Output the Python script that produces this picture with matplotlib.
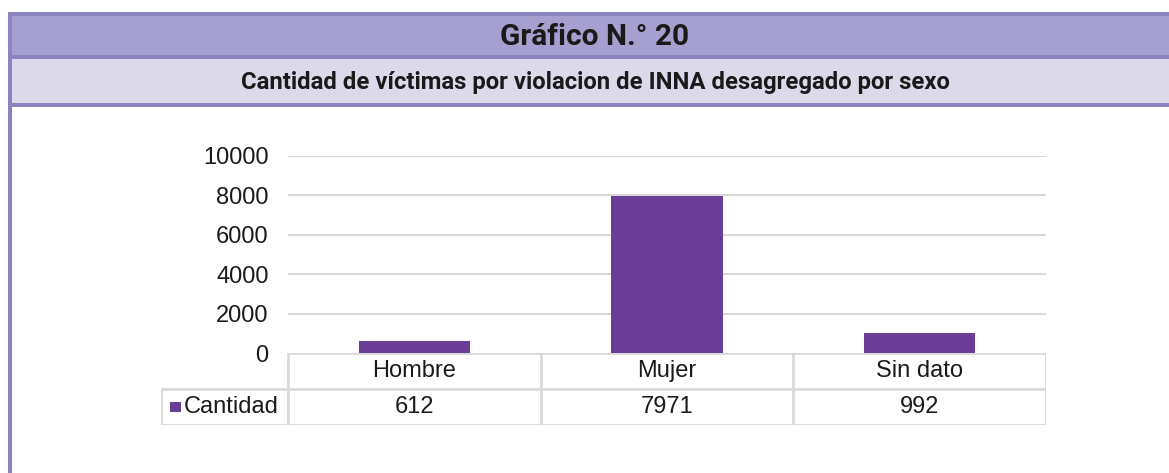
import matplotlib.pyplot as plt
from matplotlib.patches import Rectangle

categories = ['Hombre', 'Mujer', 'Sin dato']
values = [612, 7971, 992]
series_name = 'Cantidad'
yticks = [0, 2000, 4000, 6000, 8000, 10000]
title = 'Gráfico N.° 20'
subtitle = 'Cantidad de víctimas por violacion de INNA desagregado por sexo'

W, H = 1169, 473
BAR = '#6a3d96'
GRID = '#d9d9d9'
BORDER = '#8a84c0'
FS = 17


def fx(px):
    return px / W


def fy(py):
    return 1 - py / H


fig = plt.figure(figsize=(W / 100, H / 100), dpi=100)

# header bands
bg = fig.add_axes([0, 0, 1, 1])
bg.set_xlim(0, W)
bg.set_ylim(H, 0)
bg.axis('off')
bg.add_patch(Rectangle((8, 12), W, 4, color=BORDER, lw=0))
bg.add_patch(Rectangle((12, 16), W, 39, color='#a5a0cf', lw=0))
bg.add_patch(Rectangle((8, 55), W, 4, color=BORDER, lw=0))
bg.add_patch(Rectangle((12, 59), W, 44, color='#dcd9eb', lw=0))
bg.add_patch(Rectangle((8, 103), W, 4, color=BORDER, lw=0))
bg.add_patch(Rectangle((8, 12), 4, H, color=BORDER, lw=0))
bg.text(595, 37, title, ha='center', va='center', fontsize=21.5,
        fontfamily='Roboto', fontweight='bold', color='#1a1a1a')
bg.text(595, 83, subtitle, ha='center', va='center', fontsize=17.2,
        fontfamily='Roboto', fontweight='bold', color='#1a1a1a')

# chart
x0, x1 = 288, 1046
y0, y1 = 353, 156
ax = fig.add_axes([fx(x0), fy(y0), fx(x1 - x0), (y0 - y1) / H])
x = range(len(categories))
ax.bar([i + 0.5 for i in x], values, width=0.44, color=BAR, zorder=3)
ax.set_xlim(0, len(categories))
ax.set_ylim(0, 10000)
ax.set_yticks(yticks)
ax.set_yticklabels([str(t) for t in yticks], fontfamily='Liberation Sans',
                   fontsize=FS, color='#1a1a1a')
ax.tick_params(axis='y', length=0, pad=14)
ax.set_xticks([])
for t in yticks[1:]:
    ax.axhline(t, color=GRID, lw=1.5, zorder=1)
for s in ['top', 'right', 'left', 'bottom']:
    ax.spines[s].set_visible(False)

# data table under the chart
leg_w = (x0 - 161) / ((x1 - x0) / len(categories))
tb = fig.add_axes([fx(161), fy(425), fx(x1 - 161), (425 - 353) / H])
tb.set_xlim(-leg_w, len(categories))
tb.set_ylim(0, 2)
tb.axis('off')
lk = dict(color=GRID, lw=2, solid_capstyle='projecting')
tb.plot([0, len(categories)], [2, 2], **lk)
tb.plot([-leg_w, len(categories)], [1, 1], **lk)
tb.plot([-leg_w, len(categories)], [0, 0], **lk)
tb.plot([-leg_w, -leg_w], [0, 1], **lk)
for i in range(len(categories) + 1):
    tb.plot([i, i], [0, 2], **lk)
tf = dict(fontfamily='Liberation Sans', fontsize=FS, color='#1a1a1a',
          ha='center', va='center')
for i, (c, v) in enumerate(zip(categories, values)):
    tb.text(i + 0.5, 1.5, c, **tf)
    tb.text(i + 0.5, 0.5, str(v), **tf)
tb.add_patch(Rectangle((-leg_w + 0.035, 0.35), 0.045, 0.3, color=BAR, lw=0))
tb.text(-leg_w + 0.09, 0.5, series_name, fontfamily='Liberation Sans',
        fontsize=FS, color='#1a1a1a', ha='left', va='center')

fig.savefig('out.png', dpi=100)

***

WORK TO BE COMPLETED:
Do not copy the pictures, but repeat every line exactly.

WORKED ANSWER:
Output the Python script that produces this picture with matplotlib.
import matplotlib.pyplot as plt
from matplotlib.patches import Rectangle

categories = ['Hombre', 'Mujer', 'Sin dato']
values = [612, 7971, 992]
series_name = 'Cantidad'
yticks = [0, 2000, 4000, 6000, 8000, 10000]
title = 'Gráfico N.° 20'
subtitle = 'Cantidad de víctimas por violacion de INNA desagregado por sexo'

W, H = 1169, 473
BAR = '#6a3d96'
GRID = '#d9d9d9'
BORDER = '#8a84c0'
FS = 17


def fx(px):
    return px / W


def fy(py):
    return 1 - py / H


fig = plt.figure(figsize=(W / 100, H / 100), dpi=100)

# header bands
bg = fig.add_axes([0, 0, 1, 1])
bg.set_xlim(0, W)
bg.set_ylim(H, 0)
bg.axis('off')
bg.add_patch(Rectangle((8, 12), W, 4, color=BORDER, lw=0))
bg.add_patch(Rectangle((12, 16), W, 39, color='#a5a0cf', lw=0))
bg.add_patch(Rectangle((8, 55), W, 4, color=BORDER, lw=0))
bg.add_patch(Rectangle((12, 59), W, 44, color='#dcd9eb', lw=0))
bg.add_patch(Rectangle((8, 103), W, 4, color=BORDER, lw=0))
bg.add_patch(Rectangle((8, 12), 4, H, color=BORDER, lw=0))
bg.text(595, 37, title, ha='center', va='center', fontsize=21.5,
        fontfamily='Roboto', fontweight='bold', color='#1a1a1a')
bg.text(595, 83, subtitle, ha='center', va='center', fontsize=17.2,
        fontfamily='Roboto', fontweight='bold', color='#1a1a1a')

# chart
x0, x1 = 288, 1046
y0, y1 = 353, 156
ax = fig.add_axes([fx(x0), fy(y0), fx(x1 - x0), (y0 - y1) / H])
x = range(len(categories))
ax.bar([i + 0.5 for i in x], values, width=0.44, color=BAR, zorder=3)
ax.set_xlim(0, len(categories))
ax.set_ylim(0, 10000)
ax.set_yticks(yticks)
ax.set_yticklabels([str(t) for t in yticks], fontfamily='Liberation Sans',
                   fontsize=FS, color='#1a1a1a')
ax.tick_params(axis='y', length=0, pad=14)
ax.set_xticks([])
for t in yticks[1:]:
    ax.axhline(t, color=GRID, lw=1.5, zorder=1)
for s in ['top', 'right', 'left', 'bottom']:
    ax.spines[s].set_visible(False)

# data table under the chart
leg_w = (x0 - 161) / ((x1 - x0) / len(categories))
tb = fig.add_axes([fx(161), fy(425), fx(x1 - 161), (425 - 353) / H])
tb.set_xlim(-leg_w, len(categories))
tb.set_ylim(0, 2)
tb.axis('off')
lk = dict(color=GRID, lw=2, solid_capstyle='projecting')
tb.plot([0, len(categories)], [2, 2], **lk)
tb.plot([-leg_w, len(categories)], [1, 1], **lk)
tb.plot([-leg_w, len(categories)], [0, 0], **lk)
tb.plot([-leg_w, -leg_w], [0, 1], **lk)
for i in range(len(categories) + 1):
    tb.plot([i, i], [0, 2], **lk)
tf = dict(fontfamily='Liberation Sans', fontsize=FS, color='#1a1a1a',
          ha='center', va='center')
for i, (c, v) in enumerate(zip(categories, values)):
    tb.text(i + 0.5, 1.5, c, **tf)
    tb.text(i + 0.5, 0.5, str(v), **tf)
tb.add_patch(Rectangle((-leg_w + 0.035, 0.35), 0.045, 0.3, color=BAR, lw=0))
tb.text(-leg_w + 0.09, 0.5, series_name, fontfamily='Liberation Sans',
        fontsize=FS, color='#1a1a1a', ha='left', va='center')

fig.savefig('out.png', dpi=100)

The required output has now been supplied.